The Badgers lineup that topped 100 points Tuesday night against North Dakota — the first time Wisconsin had done so since 1995 — continued to have no problems scoring the ball. However, they also continued to have difficulty keeping their opponent from doing so as well.
Their Mid-American Conference opponent had kept pace with the Badgers until that point, a 20-20 tie digitally draped across the scoreboard.
Taking the first possession out of the break, sophomore forward Sam Dekker hit a three-pointer, the team’s third of the game, just a few minutes after guards Traevon Jackson and Bronson Koenig hit the first two.
It would start an offensive surge for Wisconsin, led largely from beyond the arc. In the Badgers’ eight possessions from the 6-minute mark until less than a minute remained, four of them were capped off by treys, leading the 24-8 breakaway run before halftime. Jackson hit his second three while senior guard Ben Brust tossed in a pair during the stretch.
“We were right there, at 23-22, eight minutes to go,” Bowling Green (1-2) head coach Louis Orr said. “That was the difference in the game. We stopped scoring and we couldn’t stop them.”
The trend continued into the second half as well. Two of Wisconsin’s three buckets after halftime — from Brust again as well as Dekker — continued the three-pointer barrage and lengthened the differential to 23 at 53-30, the gap Wisconsin needed to cruise toward the final buzzer.
It was an extremely different style of game than the one seen during the first 10 minutes.
Early on, the attack was focused at the tin. At that 9:44 TV timeout, when the game began to change course, Wisconsin had scored five buckets in the paint. The Badgers were an aggressor, but not the only aggressor. Bowling Green kept pace off the dribble with constant action toward the hoop. 18 of their first half points came in the paint, 10 of them from 6-foot-10 center, Cameron Black.

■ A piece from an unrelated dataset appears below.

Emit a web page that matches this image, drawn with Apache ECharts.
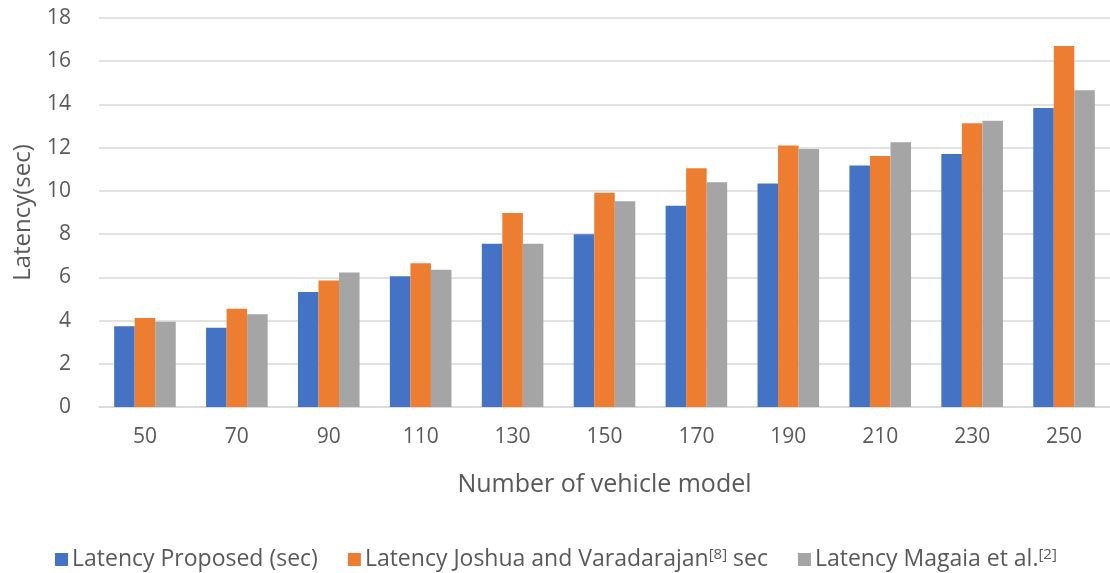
<!DOCTYPE html>
<html>
<head>
<meta charset="utf-8">
<script src="https://cdn.jsdelivr.net/npm/echarts@6/dist/echarts.min.js"></script>
<style>
html,body{margin:0;padding:0;background:#fff;}
#chart{width:1110px;height:573px;}
</style>
</head>
<body>
<div id="chart"></div>
<script>
const categories = ['50','70','90','110','130','150','170','190','210','230','250'];
const seriesNames = ['Latency Proposed (sec)', 'Latency Joshua and Varadarajan[8] sec', 'Latency Magaia et al.[2]'];
const proposed = [3.74, 3.67, 5.32, 6.05, 7.55, 7.99, 9.31, 10.34, 11.17, 11.71, 13.84];
const joshua   = [4.12, 4.55, 5.85, 6.65, 8.98, 9.91, 11.05, 12.10, 11.62, 13.13, 16.70];
const magaia   = [3.95, 4.29, 6.22, 6.35, 7.55, 9.52, 10.40, 11.94, 12.25, 13.25, 14.66];
const yTicks = { min: 0, max: 18, interval: 2 };
const colors = ['#4472C4', '#ED7D31', '#A5A5A5'];

const FONT = '"Open Sans", sans-serif';
const TXT = '#595959';
const chart = echarts.init(document.getElementById('chart'), null, { renderer: 'canvas' });

function legendFmt(name) {
  if (name === seriesNames[1]) return '{n|Latency Joshua and Varadarajan}{s|[8]}{n| sec}';
  if (name === seriesNames[2]) return '{n|Latency Magaia et al.}{s|[2]}';
  return '{n|' + name + '}';
}

chart.setOption({
  backgroundColor: '#ffffff',
  animation: false,
  color: colors,
  grid: { left: 99, right: 0, top: 18, bottom: 166, containLabel: false },
  legend: {
    left: 50,
    top: 542,
    itemWidth: 13,
    itemHeight: 13,
    itemGap: 30,
    icon: 'rect',
    formatter: legendFmt,
    textStyle: {
      fontFamily: FONT,
      color: TXT,
      fontSize: 23,
      padding: [0, 0, 0, -1],
      rich: {
        n: { fontFamily: FONT, fontSize: 23, color: TXT },
        s: { fontFamily: FONT, fontSize: 15, color: TXT, verticalAlign: 'top', padding: [0, 0, 10, 0] }
      }
    },
    data: seriesNames
  },
  xAxis: {
    type: 'category',
    data: categories,
    name: 'Number of vehicle model',
    nameLocation: 'middle',
    nameGap: 65,
    nameTextStyle: { fontFamily: FONT, fontSize: 25, color: TXT },
    axisLine: { show: true, lineStyle: { color: '#D9D9D9', width: 1.5 } },
    axisTick: { show: false },
    axisLabel: { fontFamily: FONT, fontSize: 21, color: TXT, margin: 20 }
  },
  yAxis: {
    type: 'value',
    min: yTicks.min,
    max: yTicks.max,
    interval: yTicks.interval,
    name: 'Latency(sec)',
    nameLocation: 'middle',
    nameGap: 64,
    nameRotate: 90,
    nameTextStyle: { fontFamily: FONT, fontSize: 24, color: TXT },
    axisLine: { show: false },
    axisTick: { show: false },
    axisLabel: { fontFamily: FONT, fontSize: 21, color: TXT, margin: 28 },
    splitLine: { show: true, lineStyle: { color: '#D9D9D9', width: 1.5 } }
  },
  series: [
    { name: seriesNames[0], type: 'bar', data: proposed, barGap: '0%', barCategoryGap: '33%' },
    { name: seriesNames[1], type: 'bar', data: joshua, barGap: '0%', barCategoryGap: '33%' },
    { name: seriesNames[2], type: 'bar', data: magaia, barGap: '0%', barCategoryGap: '33%' }
  ]
});
</script>
</body>
</html>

Wisconsin’s bigs weren’t in foul trouble, nor was there a surplus of turnovers. Simply put, each team was getting to the rim and each team was finishing. Neither squad extended a lead more than four before Wisconsin’s three-pointer onslaught.
The Badgers converted 12 of their 20 three-point tries on the night, the second game in a row that they garnered a 60 percent mark from distance. With 14 assists to boot, it was a sharing offense that helped Wisconsin pull away.
“That’s an area where we know it’s a strength,” UW head coach Bo Ryan said of the sharing tendencies leading to a balanced offense. “The offensive efficiency, those numbers are speaking for themselves to this point.”
Points came across the board for Wisconsin. Six players reached double-digits for the game, Brust leading all scorers with 19 points, followed by Dekker and 43-point overnight celebrity Frank Kaminsky with 14 apiece.
“We have almost a different leading scorer every night,” Dekker said. “You have to approach this team with ‘who are we going to take away’ … but there’s always going to be two, three, four other guys that are going to be able to hit a big shot.”
Koenig was one of those guys who played a key role off the bench for Wisconsin. His pump fake and assist tallied the first of Wisconsin’s three-pointers in addition to knocking down a pair of his own, finishing with a career-high 10 points.
The Wisconsin lead stretched to 25 with 13 minutes left, but that’s where the meat of the meal ended Thursday night and the script turned again — this time less drastically.
Bowling Green entered a 1-2-2 full court trapping press that forced Wisconsin to eat away at their possession time tossing the ball back and forth in the backcourt. Lazy passes to the middle of the offensive and sideline led to four Wisconsin turnovers in the next two-and-a-half minutes.
Although the game was chiefly in hand at that point, the lean, swarming athleticism of Bowling Green gave Wisconsin a few minutes worth of fits until they settled in and excessive fouls put them at the free throw line in the bonus.
“When teams press us you’ve got to make it into your favor, get through it and get easy buckets off of it,” junior guard Josh Gasser said. “ We kind of got rattled a little bit. 10 turnovers on the game was a little bit too much … but at the same time, it was late in the game.”
At that point, the three-pointers had built a lead almost incapable of surrendering as Wisconsin outscored Bowling Green 36-3 from beyond the arc. At that rate, it’s hard to lose a basketball game.